WHAT YOU HAVE TO DO. Return a copy of every line in the records that includes the word "chart".

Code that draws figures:
·····

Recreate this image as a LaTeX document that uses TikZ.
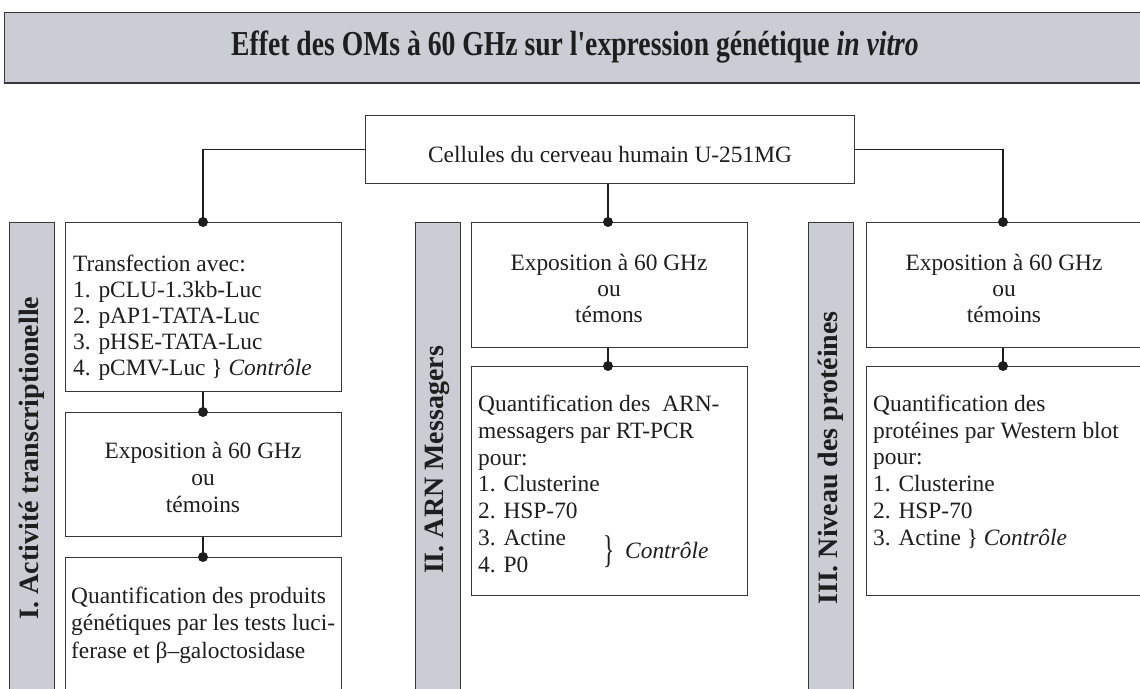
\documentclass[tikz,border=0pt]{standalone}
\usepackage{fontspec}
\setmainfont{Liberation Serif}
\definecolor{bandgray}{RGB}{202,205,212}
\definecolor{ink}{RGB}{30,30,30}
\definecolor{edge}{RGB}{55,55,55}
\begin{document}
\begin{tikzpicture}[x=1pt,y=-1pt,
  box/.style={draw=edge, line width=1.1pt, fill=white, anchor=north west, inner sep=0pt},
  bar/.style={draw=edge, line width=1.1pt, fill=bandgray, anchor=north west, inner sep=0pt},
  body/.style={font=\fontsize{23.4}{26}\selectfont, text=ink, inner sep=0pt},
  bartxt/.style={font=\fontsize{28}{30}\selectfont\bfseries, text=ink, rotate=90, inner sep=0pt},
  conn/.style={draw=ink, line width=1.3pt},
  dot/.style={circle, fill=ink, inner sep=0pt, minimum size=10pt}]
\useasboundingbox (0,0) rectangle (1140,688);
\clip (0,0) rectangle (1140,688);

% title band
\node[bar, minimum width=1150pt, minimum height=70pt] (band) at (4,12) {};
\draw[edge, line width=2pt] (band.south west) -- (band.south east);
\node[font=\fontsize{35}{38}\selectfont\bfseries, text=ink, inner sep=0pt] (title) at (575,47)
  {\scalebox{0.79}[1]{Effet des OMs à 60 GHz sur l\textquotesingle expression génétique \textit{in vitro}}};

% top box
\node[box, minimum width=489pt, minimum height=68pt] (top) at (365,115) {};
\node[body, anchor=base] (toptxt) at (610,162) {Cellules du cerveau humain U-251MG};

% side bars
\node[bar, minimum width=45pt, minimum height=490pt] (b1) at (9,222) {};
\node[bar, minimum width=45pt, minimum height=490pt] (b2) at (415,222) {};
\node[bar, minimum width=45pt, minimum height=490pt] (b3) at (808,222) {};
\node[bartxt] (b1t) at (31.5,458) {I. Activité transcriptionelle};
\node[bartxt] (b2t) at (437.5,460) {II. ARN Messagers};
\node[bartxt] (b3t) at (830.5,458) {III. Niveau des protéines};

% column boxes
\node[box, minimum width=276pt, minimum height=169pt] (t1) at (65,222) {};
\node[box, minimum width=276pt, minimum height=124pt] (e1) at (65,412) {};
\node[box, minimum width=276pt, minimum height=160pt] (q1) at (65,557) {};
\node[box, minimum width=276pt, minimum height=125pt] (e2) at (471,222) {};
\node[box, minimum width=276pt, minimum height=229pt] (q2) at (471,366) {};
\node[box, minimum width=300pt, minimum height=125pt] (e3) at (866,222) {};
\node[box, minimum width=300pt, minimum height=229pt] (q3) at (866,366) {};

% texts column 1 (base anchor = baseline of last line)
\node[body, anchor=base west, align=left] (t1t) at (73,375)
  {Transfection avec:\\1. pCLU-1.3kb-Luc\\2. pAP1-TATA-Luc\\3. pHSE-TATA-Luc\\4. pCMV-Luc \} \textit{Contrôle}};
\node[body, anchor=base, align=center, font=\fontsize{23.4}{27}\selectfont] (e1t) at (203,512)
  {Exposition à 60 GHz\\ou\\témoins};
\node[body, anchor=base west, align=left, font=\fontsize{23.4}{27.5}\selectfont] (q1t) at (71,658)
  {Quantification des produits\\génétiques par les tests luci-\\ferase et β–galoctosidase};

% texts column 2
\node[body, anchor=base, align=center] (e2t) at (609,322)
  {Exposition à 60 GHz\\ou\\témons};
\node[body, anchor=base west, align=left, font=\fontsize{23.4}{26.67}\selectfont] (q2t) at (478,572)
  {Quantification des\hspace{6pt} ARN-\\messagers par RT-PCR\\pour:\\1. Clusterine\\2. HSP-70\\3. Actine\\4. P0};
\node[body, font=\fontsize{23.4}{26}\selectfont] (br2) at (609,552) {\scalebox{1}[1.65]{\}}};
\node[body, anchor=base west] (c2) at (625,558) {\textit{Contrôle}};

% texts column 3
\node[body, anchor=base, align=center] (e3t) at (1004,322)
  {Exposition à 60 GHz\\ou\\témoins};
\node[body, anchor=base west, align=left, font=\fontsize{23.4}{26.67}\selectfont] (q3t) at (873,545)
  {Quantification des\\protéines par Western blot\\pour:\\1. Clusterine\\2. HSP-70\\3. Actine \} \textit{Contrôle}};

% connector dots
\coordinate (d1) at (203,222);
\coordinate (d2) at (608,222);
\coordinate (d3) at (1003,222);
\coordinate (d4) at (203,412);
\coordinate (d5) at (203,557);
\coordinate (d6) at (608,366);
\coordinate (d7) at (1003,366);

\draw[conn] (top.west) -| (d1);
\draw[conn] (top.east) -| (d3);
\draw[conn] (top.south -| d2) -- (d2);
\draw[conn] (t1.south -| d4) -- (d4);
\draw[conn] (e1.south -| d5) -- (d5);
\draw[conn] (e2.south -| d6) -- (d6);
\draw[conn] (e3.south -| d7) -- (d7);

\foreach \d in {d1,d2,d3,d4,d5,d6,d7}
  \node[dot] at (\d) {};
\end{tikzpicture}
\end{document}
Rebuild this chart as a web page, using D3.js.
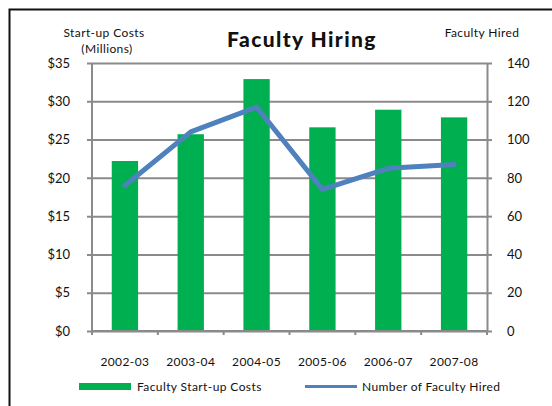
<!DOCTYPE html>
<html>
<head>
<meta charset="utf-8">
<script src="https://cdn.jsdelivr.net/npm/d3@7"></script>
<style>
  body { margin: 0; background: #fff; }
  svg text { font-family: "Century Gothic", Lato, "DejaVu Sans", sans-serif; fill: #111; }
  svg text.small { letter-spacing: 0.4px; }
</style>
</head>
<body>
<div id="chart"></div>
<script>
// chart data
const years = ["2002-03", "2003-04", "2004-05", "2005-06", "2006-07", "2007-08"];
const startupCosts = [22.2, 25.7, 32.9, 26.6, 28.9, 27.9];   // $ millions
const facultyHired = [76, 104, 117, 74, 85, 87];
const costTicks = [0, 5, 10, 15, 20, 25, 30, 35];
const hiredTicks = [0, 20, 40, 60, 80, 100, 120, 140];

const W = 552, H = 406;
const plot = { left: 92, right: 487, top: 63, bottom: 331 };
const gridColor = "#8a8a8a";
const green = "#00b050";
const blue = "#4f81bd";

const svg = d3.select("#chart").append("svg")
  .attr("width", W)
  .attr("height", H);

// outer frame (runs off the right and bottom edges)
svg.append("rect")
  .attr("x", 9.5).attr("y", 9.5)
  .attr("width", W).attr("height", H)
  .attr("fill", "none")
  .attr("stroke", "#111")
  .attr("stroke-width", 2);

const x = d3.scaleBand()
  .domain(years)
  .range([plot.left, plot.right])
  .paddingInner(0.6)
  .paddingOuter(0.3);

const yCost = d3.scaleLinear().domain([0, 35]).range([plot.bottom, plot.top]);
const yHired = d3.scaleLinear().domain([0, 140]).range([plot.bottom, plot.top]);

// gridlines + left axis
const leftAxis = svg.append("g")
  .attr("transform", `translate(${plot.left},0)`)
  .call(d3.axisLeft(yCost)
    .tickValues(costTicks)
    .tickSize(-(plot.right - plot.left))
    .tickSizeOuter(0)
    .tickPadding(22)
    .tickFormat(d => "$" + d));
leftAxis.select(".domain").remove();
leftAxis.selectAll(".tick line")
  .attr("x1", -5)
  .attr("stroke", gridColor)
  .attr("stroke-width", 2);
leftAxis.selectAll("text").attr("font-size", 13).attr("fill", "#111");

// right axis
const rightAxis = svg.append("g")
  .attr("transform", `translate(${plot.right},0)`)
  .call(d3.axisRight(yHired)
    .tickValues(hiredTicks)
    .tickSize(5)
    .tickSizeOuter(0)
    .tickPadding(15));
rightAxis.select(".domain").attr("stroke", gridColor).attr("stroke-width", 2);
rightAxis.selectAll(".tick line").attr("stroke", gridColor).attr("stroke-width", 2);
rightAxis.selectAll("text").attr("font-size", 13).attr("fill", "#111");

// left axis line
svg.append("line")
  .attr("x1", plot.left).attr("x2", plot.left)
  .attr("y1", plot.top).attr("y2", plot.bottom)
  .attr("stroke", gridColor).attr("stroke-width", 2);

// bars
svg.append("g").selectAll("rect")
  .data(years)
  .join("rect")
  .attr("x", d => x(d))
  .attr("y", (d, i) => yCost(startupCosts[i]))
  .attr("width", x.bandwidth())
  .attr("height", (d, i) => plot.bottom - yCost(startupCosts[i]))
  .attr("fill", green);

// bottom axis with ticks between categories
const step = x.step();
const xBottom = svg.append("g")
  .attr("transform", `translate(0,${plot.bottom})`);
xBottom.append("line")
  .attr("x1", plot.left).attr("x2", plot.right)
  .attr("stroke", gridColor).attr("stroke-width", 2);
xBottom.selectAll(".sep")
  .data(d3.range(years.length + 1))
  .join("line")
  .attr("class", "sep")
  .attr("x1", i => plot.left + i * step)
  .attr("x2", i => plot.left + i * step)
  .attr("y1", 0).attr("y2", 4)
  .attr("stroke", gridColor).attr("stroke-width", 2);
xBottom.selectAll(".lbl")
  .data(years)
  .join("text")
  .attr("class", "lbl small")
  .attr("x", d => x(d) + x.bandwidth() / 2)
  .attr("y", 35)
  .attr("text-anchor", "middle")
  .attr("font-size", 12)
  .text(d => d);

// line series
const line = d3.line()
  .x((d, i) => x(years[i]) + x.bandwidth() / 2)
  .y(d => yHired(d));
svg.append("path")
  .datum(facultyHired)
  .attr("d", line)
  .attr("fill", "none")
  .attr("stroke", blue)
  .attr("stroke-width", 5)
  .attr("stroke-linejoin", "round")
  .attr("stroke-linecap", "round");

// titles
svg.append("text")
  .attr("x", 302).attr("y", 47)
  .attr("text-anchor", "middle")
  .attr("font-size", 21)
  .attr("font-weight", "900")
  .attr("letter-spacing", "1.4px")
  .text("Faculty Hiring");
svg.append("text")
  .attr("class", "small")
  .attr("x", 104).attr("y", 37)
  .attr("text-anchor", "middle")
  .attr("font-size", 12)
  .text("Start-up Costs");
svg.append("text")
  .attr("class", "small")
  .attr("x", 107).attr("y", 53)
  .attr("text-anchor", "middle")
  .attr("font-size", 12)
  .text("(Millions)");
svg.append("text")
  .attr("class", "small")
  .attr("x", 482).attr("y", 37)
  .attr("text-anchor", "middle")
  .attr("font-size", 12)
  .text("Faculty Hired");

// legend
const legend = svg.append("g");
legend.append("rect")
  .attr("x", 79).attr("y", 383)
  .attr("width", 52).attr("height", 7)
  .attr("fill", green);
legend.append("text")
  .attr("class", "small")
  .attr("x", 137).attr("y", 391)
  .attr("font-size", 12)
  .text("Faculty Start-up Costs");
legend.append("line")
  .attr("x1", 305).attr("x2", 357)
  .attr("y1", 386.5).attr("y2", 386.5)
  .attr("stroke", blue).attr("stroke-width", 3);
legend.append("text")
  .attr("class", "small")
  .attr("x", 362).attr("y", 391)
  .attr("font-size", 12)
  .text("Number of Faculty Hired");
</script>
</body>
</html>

·····

ANSWER IN FULL.
Rebuild this chart as a web page, using D3.js.
<div id="chart"></div>
// chart data
const svg = d3.select("#chart").append("svg")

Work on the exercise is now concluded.